OBJECTIVE: Copy out, with no alterations, the lines below running from the one containing "Rebuild this chart" to the one containing "var height = H - margin.top - margin.bottom", inclusive at each end; pictures are omitted.

THE DATA:
== == ==

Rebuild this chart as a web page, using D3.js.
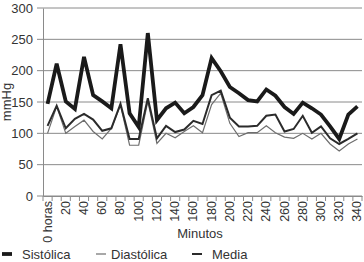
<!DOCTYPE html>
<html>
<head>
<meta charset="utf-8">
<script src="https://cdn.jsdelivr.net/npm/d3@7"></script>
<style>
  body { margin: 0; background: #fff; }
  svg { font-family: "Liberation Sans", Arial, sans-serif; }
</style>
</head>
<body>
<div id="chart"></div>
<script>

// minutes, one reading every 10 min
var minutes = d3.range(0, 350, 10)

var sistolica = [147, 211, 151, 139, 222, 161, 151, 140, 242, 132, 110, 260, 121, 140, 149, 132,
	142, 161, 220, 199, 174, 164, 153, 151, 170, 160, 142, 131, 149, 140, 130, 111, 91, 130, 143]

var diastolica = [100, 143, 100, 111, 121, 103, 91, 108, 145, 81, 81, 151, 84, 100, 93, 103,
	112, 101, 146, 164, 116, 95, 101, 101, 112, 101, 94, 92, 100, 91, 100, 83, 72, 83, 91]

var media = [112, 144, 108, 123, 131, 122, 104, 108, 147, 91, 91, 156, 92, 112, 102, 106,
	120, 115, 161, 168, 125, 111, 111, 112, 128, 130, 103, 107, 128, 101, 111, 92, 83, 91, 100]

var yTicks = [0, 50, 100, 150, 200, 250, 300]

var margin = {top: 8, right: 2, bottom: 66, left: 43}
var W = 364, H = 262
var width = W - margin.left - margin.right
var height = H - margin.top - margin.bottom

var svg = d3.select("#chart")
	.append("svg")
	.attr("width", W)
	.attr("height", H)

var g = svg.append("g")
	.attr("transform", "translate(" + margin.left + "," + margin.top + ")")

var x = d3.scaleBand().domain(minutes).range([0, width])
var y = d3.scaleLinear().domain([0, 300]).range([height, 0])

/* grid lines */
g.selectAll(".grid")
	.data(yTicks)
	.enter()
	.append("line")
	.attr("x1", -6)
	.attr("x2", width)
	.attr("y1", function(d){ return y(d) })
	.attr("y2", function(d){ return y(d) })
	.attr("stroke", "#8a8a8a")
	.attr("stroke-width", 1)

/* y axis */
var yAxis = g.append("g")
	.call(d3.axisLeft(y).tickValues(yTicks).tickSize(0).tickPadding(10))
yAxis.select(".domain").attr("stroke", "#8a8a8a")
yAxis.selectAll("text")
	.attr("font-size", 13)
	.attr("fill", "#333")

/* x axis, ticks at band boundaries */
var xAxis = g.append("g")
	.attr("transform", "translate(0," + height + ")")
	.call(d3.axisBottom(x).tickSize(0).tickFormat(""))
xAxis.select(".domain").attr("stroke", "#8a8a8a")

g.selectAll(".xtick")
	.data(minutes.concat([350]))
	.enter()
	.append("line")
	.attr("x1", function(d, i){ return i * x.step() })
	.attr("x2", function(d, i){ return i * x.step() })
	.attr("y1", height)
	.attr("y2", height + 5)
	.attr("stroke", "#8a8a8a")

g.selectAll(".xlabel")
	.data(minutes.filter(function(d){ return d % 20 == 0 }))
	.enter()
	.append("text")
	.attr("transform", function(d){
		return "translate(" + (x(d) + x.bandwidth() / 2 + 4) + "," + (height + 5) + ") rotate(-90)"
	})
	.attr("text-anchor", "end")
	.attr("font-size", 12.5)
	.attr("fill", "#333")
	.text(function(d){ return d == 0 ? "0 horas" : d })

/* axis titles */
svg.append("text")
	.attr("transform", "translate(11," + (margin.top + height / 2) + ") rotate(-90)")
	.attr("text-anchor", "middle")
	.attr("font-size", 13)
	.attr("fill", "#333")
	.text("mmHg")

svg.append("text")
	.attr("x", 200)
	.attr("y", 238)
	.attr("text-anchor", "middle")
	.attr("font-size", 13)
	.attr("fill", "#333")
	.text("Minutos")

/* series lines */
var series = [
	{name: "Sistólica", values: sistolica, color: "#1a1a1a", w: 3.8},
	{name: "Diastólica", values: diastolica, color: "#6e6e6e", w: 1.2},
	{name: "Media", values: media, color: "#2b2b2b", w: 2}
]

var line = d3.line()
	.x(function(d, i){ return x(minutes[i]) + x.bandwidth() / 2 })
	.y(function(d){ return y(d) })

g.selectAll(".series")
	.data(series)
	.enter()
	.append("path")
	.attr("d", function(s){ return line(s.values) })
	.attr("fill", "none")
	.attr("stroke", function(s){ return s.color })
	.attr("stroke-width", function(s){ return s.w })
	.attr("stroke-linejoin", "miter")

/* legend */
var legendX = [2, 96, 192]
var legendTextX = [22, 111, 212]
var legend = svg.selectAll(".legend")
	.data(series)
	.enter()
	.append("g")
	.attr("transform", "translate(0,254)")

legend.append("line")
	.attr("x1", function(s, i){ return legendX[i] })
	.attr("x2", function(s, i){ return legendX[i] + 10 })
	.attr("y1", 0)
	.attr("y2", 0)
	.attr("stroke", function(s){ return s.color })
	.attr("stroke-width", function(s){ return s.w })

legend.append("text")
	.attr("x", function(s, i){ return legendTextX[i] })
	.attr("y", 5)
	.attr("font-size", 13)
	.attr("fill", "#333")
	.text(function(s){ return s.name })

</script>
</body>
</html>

== == ==

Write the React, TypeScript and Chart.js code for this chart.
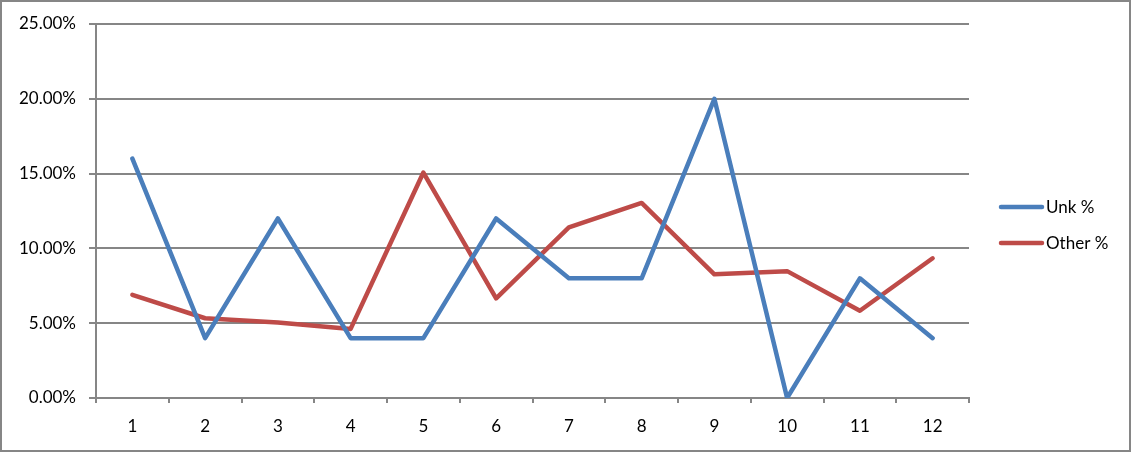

== == ==

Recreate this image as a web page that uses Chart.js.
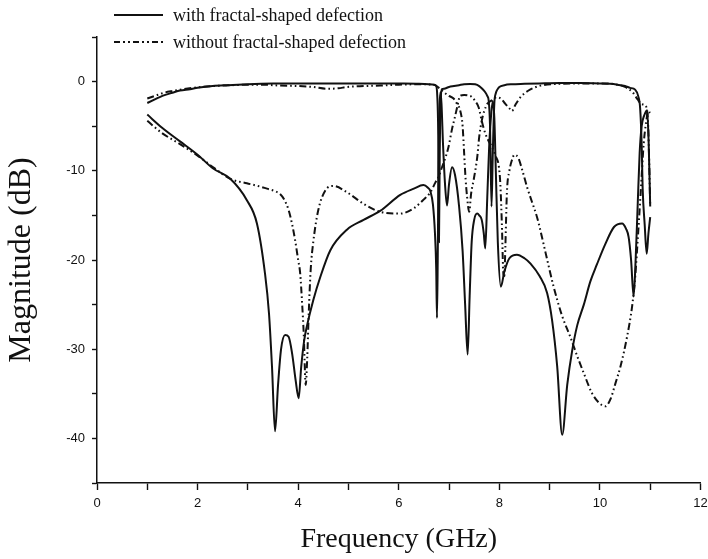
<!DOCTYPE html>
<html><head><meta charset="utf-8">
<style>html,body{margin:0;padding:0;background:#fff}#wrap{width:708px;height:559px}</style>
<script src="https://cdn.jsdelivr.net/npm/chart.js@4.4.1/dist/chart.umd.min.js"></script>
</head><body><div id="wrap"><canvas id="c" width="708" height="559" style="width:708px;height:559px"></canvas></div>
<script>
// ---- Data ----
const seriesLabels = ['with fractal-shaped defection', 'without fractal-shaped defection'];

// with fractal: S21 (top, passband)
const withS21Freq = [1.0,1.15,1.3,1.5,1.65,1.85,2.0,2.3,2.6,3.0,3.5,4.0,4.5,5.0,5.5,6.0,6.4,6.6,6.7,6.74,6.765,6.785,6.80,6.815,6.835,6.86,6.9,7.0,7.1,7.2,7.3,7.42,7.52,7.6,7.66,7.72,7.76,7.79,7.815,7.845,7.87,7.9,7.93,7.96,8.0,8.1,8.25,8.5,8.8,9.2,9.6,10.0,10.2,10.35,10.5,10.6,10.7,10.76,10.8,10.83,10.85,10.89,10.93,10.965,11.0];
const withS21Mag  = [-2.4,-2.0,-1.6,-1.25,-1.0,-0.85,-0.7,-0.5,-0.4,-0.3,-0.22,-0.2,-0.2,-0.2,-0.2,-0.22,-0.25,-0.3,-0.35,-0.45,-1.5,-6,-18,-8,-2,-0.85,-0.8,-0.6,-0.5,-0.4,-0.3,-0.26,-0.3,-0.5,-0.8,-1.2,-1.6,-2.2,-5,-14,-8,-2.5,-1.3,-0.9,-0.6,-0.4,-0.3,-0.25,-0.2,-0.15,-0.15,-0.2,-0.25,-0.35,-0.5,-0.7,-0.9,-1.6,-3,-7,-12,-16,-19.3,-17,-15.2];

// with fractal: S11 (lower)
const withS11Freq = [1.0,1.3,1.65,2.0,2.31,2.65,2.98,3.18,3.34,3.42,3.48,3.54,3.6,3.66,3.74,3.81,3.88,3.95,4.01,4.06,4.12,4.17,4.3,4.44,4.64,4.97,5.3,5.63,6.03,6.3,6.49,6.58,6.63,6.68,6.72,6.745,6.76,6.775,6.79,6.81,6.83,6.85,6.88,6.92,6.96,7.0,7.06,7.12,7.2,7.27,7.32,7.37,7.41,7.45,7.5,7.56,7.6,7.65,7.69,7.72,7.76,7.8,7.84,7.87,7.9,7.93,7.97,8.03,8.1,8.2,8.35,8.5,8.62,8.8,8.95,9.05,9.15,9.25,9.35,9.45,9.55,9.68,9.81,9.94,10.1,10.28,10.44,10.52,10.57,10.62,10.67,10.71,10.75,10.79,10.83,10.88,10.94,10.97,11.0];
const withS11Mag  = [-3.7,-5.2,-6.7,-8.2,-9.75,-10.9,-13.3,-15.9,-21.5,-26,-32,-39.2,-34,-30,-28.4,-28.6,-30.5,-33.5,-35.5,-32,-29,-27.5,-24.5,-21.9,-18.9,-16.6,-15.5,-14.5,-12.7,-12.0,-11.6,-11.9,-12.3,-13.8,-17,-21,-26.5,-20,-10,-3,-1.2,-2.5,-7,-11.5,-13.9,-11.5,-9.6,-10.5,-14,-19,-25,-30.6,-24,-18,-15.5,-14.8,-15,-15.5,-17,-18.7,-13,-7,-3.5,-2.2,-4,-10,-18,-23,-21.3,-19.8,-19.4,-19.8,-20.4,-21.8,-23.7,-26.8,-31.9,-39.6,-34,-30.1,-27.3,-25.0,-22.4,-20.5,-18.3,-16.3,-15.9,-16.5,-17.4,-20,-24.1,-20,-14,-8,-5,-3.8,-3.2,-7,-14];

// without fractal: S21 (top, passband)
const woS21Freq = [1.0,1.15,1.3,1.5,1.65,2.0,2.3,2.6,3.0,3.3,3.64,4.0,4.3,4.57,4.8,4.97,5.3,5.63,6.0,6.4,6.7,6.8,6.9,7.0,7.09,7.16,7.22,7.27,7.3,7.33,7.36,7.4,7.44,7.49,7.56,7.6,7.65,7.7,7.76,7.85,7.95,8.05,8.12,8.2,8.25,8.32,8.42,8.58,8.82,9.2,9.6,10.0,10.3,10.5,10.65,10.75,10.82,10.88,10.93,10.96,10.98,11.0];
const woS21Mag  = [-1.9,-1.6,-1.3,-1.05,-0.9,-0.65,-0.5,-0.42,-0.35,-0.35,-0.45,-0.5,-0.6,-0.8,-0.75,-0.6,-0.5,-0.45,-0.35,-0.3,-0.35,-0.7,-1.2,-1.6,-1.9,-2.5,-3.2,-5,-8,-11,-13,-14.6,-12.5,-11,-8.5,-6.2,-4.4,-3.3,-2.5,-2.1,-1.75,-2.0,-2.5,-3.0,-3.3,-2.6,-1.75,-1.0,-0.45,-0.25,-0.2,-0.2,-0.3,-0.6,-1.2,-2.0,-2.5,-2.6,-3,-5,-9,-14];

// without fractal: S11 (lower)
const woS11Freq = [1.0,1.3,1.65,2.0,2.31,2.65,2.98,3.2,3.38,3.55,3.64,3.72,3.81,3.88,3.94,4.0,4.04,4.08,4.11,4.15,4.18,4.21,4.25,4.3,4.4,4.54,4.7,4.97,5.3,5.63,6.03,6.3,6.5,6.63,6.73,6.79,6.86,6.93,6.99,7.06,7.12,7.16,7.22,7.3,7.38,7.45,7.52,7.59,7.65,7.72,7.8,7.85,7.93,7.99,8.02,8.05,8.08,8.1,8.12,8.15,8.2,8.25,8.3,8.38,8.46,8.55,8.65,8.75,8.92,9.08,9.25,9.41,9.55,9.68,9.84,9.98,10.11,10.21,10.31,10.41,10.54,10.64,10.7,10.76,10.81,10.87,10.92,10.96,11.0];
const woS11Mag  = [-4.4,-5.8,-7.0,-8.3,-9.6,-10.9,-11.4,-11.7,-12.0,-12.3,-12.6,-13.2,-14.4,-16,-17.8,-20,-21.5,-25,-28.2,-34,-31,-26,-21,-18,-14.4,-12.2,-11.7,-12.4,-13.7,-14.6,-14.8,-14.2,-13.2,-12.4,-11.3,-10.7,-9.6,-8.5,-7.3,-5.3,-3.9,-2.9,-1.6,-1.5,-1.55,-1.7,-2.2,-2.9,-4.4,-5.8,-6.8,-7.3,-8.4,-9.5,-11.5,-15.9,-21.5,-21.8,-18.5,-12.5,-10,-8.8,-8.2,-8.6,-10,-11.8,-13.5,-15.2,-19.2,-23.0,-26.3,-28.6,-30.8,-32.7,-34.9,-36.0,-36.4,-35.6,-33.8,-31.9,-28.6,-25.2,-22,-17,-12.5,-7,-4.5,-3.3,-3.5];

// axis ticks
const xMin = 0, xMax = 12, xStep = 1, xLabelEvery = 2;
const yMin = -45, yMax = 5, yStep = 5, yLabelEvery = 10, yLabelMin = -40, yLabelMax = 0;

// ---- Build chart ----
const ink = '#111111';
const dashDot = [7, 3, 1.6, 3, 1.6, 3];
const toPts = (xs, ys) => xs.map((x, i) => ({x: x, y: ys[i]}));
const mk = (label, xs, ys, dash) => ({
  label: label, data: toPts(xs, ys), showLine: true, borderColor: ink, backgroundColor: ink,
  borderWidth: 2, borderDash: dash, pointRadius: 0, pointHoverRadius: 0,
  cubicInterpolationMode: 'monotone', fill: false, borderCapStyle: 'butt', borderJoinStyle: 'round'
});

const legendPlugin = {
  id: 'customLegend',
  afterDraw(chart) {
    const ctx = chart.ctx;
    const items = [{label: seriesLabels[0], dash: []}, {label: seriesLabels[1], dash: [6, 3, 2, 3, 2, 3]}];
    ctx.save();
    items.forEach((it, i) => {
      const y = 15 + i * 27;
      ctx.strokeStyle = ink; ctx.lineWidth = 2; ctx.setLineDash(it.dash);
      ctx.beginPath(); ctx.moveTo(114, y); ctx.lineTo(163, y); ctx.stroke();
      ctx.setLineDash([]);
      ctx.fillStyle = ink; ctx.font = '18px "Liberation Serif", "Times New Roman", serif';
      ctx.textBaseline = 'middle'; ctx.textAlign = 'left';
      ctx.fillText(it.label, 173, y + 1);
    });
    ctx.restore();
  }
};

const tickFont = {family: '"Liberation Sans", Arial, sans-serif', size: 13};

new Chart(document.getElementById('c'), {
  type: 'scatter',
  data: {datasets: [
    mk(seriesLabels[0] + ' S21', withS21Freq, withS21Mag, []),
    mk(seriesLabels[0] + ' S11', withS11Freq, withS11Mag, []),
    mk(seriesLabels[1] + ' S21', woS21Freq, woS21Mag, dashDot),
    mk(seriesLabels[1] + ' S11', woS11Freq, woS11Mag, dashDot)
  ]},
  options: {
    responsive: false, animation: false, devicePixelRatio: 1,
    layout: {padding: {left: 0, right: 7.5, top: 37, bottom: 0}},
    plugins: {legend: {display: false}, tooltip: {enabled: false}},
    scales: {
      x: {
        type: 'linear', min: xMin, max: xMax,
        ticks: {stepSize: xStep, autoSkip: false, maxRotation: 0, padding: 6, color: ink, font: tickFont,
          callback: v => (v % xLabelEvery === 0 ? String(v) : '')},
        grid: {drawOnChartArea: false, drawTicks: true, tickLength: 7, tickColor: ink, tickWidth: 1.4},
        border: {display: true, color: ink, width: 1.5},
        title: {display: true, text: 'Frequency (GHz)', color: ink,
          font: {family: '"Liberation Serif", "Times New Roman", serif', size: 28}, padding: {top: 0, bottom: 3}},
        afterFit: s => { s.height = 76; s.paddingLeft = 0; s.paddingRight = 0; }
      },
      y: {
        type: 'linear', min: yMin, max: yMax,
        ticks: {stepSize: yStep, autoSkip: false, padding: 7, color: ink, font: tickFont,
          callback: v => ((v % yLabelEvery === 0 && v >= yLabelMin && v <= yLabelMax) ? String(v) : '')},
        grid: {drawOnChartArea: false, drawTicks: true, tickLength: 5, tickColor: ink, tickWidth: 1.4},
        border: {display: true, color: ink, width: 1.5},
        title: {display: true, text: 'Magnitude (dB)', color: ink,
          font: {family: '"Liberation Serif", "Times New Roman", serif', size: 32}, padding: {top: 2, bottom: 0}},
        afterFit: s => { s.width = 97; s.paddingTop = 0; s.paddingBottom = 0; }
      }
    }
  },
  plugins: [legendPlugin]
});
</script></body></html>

== == ==

TASK RESULT:
Rebuild this chart as a web page, using D3.js.
<!DOCTYPE html>
<html>
<head>
<meta charset="utf-8">
<script src="https://cdn.jsdelivr.net/npm/d3@7"></script>
<style>
  body { margin: 0; background: #fff; }
  svg { font-family: "Liberation Sans", Arial, sans-serif; }
</style>
</head>
<body>
<div id="chart"></div>
<script>

// minutes, one reading every 10 min
var minutes = d3.range(0, 350, 10)

var sistolica = [147, 211, 151, 139, 222, 161, 151, 140, 242, 132, 110, 260, 121, 140, 149, 132,
	142, 161, 220, 199, 174, 164, 153, 151, 170, 160, 142, 131, 149, 140, 130, 111, 91, 130, 143]

var diastolica = [100, 143, 100, 111, 121, 103, 91, 108, 145, 81, 81, 151, 84, 100, 93, 103,
	112, 101, 146, 164, 116, 95, 101, 101, 112, 101, 94, 92, 100, 91, 100, 83, 72, 83, 91]

var media = [112, 144, 108, 123, 131, 122, 104, 108, 147, 91, 91, 156, 92, 112, 102, 106,
	120, 115, 161, 168, 125, 111, 111, 112, 128, 130, 103, 107, 128, 101, 111, 92, 83, 91, 100]

var yTicks = [0, 50, 100, 150, 200, 250, 300]

var margin = {top: 8, right: 2, bottom: 66, left: 43}
var W = 364, H = 262
var width = W - margin.left - margin.right
var height = H - margin.top - margin.bottom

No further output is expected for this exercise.